How Reasonable Compensation Works

An S corporation owner who works in the business may receive both wages and distributions. The wage portion should reflect the value of the services the shareholder-employee provides. IRS guidance says the key is determining what the shareholder-employee did for the S corporation by looking to the source of the company's gross receipts.

If the owner's personal services generate the income, more of the payment may need wage treatment. If income is generated by non-owner employees, capital, equipment, or business assets, the analysis may look different. The answer is not simply whatever amount minimizes payroll tax.

Reasonable Compensation Versus Owner Draws

Reasonable compensation is different from an owner draw. A draw is usually a transfer of business cash to the owner outside an employee wage system. Reasonable compensation for an S corporation shareholder-employee generally belongs in payroll as wages.

Read How Should Business Owners Pay Themselves? if the owner needs to compare wages, draws, distributions, guaranteed payments, reimbursements, taxes, and retirement contributions together.

Why It Matters for Planning

Reasonable compensation affects payroll taxes, cash flow, bookkeeping, retirement-plan contributions, benefits, and the owner's household income. It also affects how cleanly the business can explain the difference between wages for work performed and distributions of business profit.

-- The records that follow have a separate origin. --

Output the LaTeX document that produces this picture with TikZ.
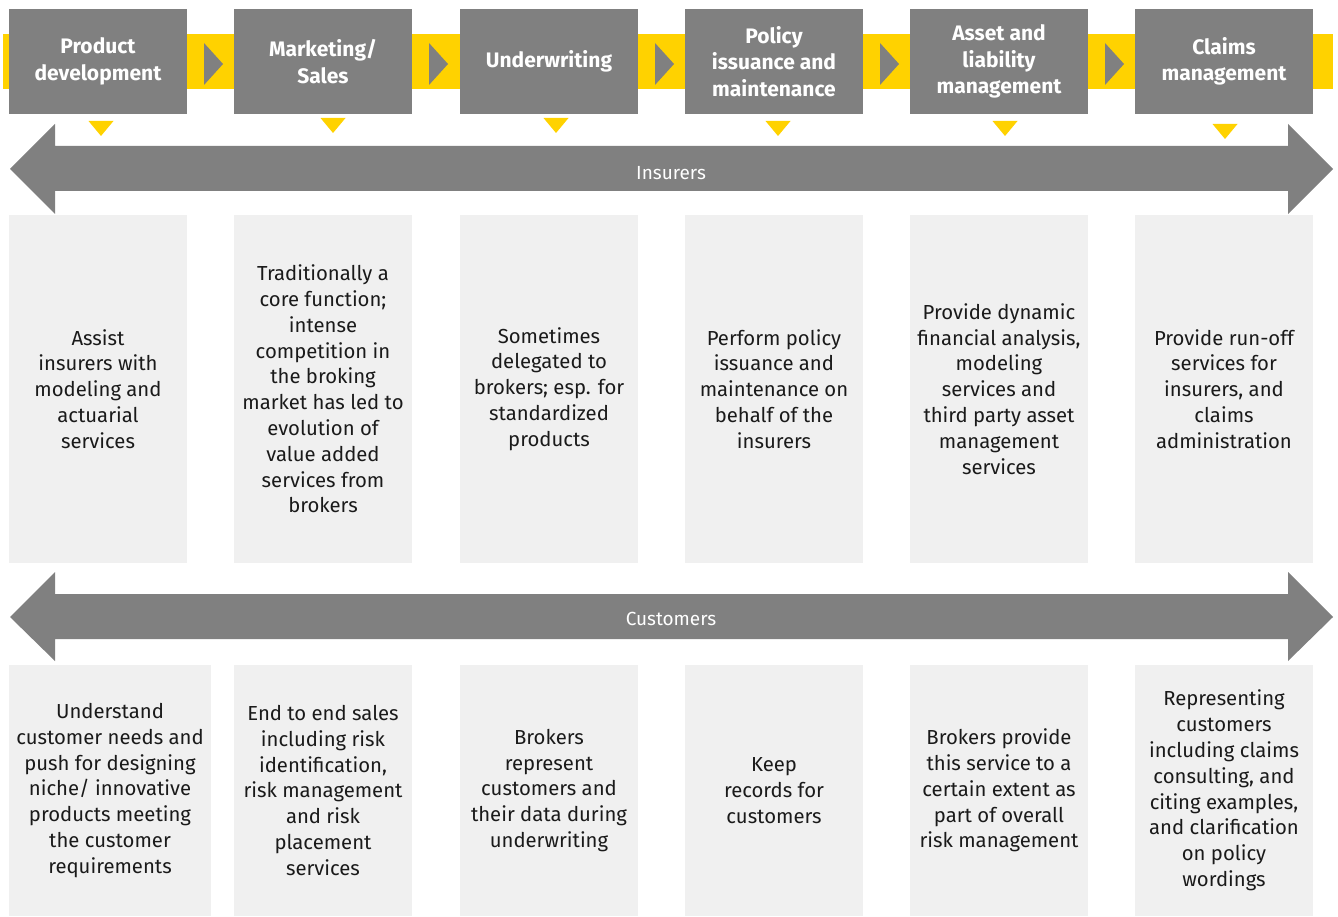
\documentclass[tikz,border=0pt]{standalone}
\usepackage{fontspec}
\setmainfont{Fira Sans}
\definecolor{eygray}{HTML}{808080}
\definecolor{eyyellow}{HTML}{FFD200}
\definecolor{eylight}{HTML}{F0F0F0}
\definecolor{eytext}{HTML}{1A1A1A}
\begin{document}
\begin{tikzpicture}[x=1pt,y=-1pt,
  head/.style={fill=eygray,draw=none,minimum width=178pt,minimum height=105pt,inner sep=0pt,
    text=white,align=center,font=\fontsize{21}{26.5}\selectfont\bfseries},
  midbox/.style={fill=eylight,draw=none,minimum width=178pt,minimum height=348pt,inner sep=0pt,
    text=eytext,align=center,font=\fontsize{20.3}{25.8}\selectfont},
  botbox/.style={fill=eylight,draw=none,minimum width=178pt,minimum height=251pt,inner sep=0pt,
    text=eytext,align=center,font=\fontsize{20.3}{25.8}\selectfont},
  arrlabel/.style={text=white,font=\fontsize{19}{22}\selectfont},
]
\useasboundingbox (0,0) rectangle (1338,917);
\fill[white] (0,0) rectangle (1338,917);
% yellow band
\fill[eyyellow] (3,34) rectangle (1333,89);
% header boxes
\node[head] (h1) at (98,61.5) {Product\\development};
\node[head] (h2) at (323,61.5) {Marketing/\\Sales};
\node[head] (h3) at (549,61.5) {Underwriting};
\node[head] (h4) at (774,61.5) {Policy\\issuance and\\maintenance};
\node[head] (h5) at (999,61.5) {Asset and\\liability\\management};
\node[head] (h6) at (1224,61.5) {Claims\\management};
% chevrons between header boxes
\foreach \x [count=\i] in {204,429,655,880,1105}{
  \fill[eygray] (\x,43) coordinate (c\i) -- ++(19,21) -- ++(-19,21) -- cycle;
}
% small yellow triangles
\foreach \x/\y [count=\i] in {101/121,333/118,556/118,778/121,1005/121,1225/124}{
  \fill[eyyellow] (\x-12.5,\y) coordinate (t\i) -- (\x+12.5,\y) -- (\x,\y+15) -- cycle;
}
% Insurers double arrow
\fill[eygray] (10,169) -- (55,124) -- (55,146) -- (1288,146) -- (1288,124) -- (1333,169)
  -- (1288,214) -- (1288,191) -- (55,191) -- (55,214) -- cycle;
\node[arrlabel] (ins) at (671,173) {Insurers};
% middle boxes
\node[midbox] (m1) at (98,389) {Assist\\insurers with\\modeling and\\actuarial\\services};
\node[midbox] (m2) at (323,389) {Traditionally a\\core function;\\intense\\competition in\\the broking\\market has led to\\evolution of\\value added\\services from\\brokers};
\node[midbox] (m3) at (549,389) {Sometimes\\delegated to\\brokers; esp. for\\standardized\\products};
\node[midbox] (m4) at (774,389) {Perform policy\\issuance and\\maintenance on\\behalf of the\\insurers};
\node[midbox] (m5) at (999,389) {Provide dynamic\\financial analysis,\\modeling\\services and\\third party asset\\management\\services};
\node[midbox] (m6) at (1224,389) {Provide run-off\\services for\\insurers, and\\claims\\administration};
% Customers double arrow
\fill[eygray] (10,617) -- (55,572) -- (55,594) -- (1288,594) -- (1288,572) -- (1333,617)
  -- (1288,661) -- (1288,639) -- (55,639) -- (55,661) -- cycle;
\node[arrlabel] (cus) at (671,619) {Customers};
% bottom boxes
\node[botbox,minimum width=202pt] (b1) at (110,790.5) {Understand\\customer needs and\\push for designing\\niche/ innovative\\products meeting\\the customer\\requirements};
\node[botbox] (b2) at (323,790.5) {End to end sales\\including risk\\identification,\\risk management\\and risk\\placement\\services};
\node[botbox] (b3) at (549,790.5) {Brokers\\represent\\customers and\\their data during\\underwriting};
\node[botbox] (b4) at (774,790.5) {Keep\\records for\\customers};
\node[botbox] (b5) at (999,790.5) {Brokers provide\\this service to a\\certain extent as\\part of overall\\risk management};
\node[botbox] (b6) at (1224,790.5) {Representing\\customers\\including claims\\consulting, and\\citing examples,\\and clarification\\on policy\\wordings};
\end{tikzpicture}
\end{document}
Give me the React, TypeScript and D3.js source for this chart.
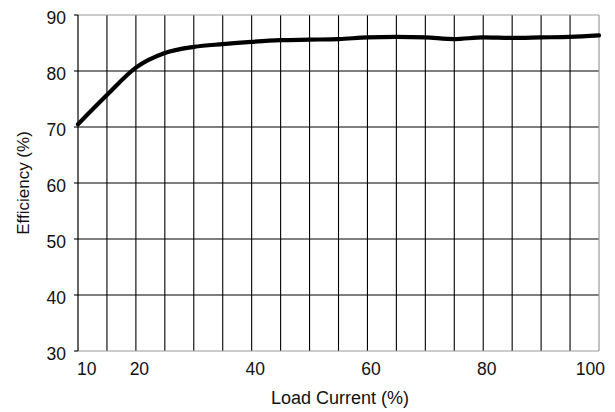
import React from "react";
import * as d3 from "d3";

const loadCurrent = [10, 15, 20, 25, 30, 35, 40, 45, 50, 55, 60, 65, 70, 75, 80, 85, 90, 95, 100];
const efficiency = [70.5, 75.7, 80.6, 83.2, 84.3, 84.8, 85.2, 85.5, 85.6, 85.7, 86.0, 86.1, 86.0, 85.7, 86.0, 85.9, 86.0, 86.1, 86.35];
const xGrid = d3.range(10, 100.1, 5);
const yTicks = [30, 40, 50, 60, 70, 80, 90];
const xLabels = [10, 20, 40, 60, 80, 100];

const W = 615, H = 412;
const L = 78, R = 599, T = 15, B = 351;

export default function App() {
  const x = d3.scaleLinear().domain([10, 100]).range([L, R]);
  const y = d3.scaleLinear().domain([30, 90]).range([B, T]);
  const line = d3.line<number>()
    .x((_, i) => x(loadCurrent[i]))
    .y((d) => y(d))
    .curve(d3.curveMonotoneX);
  const font = "Liberation Sans, Arial, sans-serif";
  return (
    <svg width={W} height={H} style={{ position: "absolute", left: 0, top: 0, background: "#fff" }}>
      <rect x={0} y={0} width={W} height={H} fill="#fff" />
      {xGrid.slice(1, -1).map((v) => (
        <line key={"vx" + v} x1={x(v)} x2={x(v)} y1={T} y2={B} stroke="#000" strokeWidth={1.1} />
      ))}
      {yTicks.slice(1, -1).map((v) => (
        <line key={"hy" + v} x1={L} x2={R} y1={y(v)} y2={y(v)} stroke="#000" strokeWidth={1.1} />
      ))}
      <line x1={L} x2={R} y1={T} y2={T} stroke="#999" strokeWidth={1.2} />
      <line x1={R} x2={R} y1={T} y2={B} stroke="#999" strokeWidth={1.2} />
      <line x1={L} x2={R} y1={B} y2={B} stroke="#999" strokeWidth={1.2} />
      <line x1={L} x2={L} y1={T} y2={B} stroke="#000" strokeWidth={1.2} />
      {yTicks.map((v) => (
        <g key={"yt" + v}>
          <line x1={L - 4} x2={L} y1={y(v)} y2={y(v)} stroke="#000" strokeWidth={1.1} />
          <text x={66} y={y(v) + 3} dy="0.36em" textAnchor="end" fontFamily={font} fontSize={17.5} fill="#111">
            {v}
          </text>
        </g>
      ))}
      {xLabels.map((v) => {
        let anchor = "middle";
        let xx = x(v) + 3.5;
        if (v === 10) { anchor = "start"; xx = x(v) - 1; }
        if (v === 100) { anchor = "end"; xx = x(v) + 6; }
        return (
          <text key={"xl" + v} x={xx} y={375} textAnchor={anchor} fontFamily={font} fontSize={17.5} fill="#111">
            {v}
          </text>
        );
      })}
      <path d={line(efficiency) || ""} fill="none" stroke="#000" strokeWidth={4.2} strokeLinejoin="round" strokeLinecap="round" />
      <text x={340} y={404} textAnchor="middle" fontFamily={font} fontSize={18} fill="#111">
        Load Current (%)
      </text>
      <text transform={`translate(29,183) rotate(-90)`} textAnchor="middle" fontFamily={font} fontSize={17} fill="#111">
        Efficiency (%)
      </text>
    </svg>
  );
}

A weak compensation setup can make the business look more tax-efficient in the short run while creating compliance risk, confusing the books, or limiting retirement-plan contribution planning.

The Bottom Line

Reasonable compensation is the wage amount an S corporation should generally pay a shareholder-employee for services before non-wage distributions. It should be reviewed as part of owner pay, payroll, tax planning, bookkeeping, and business cash-flow management.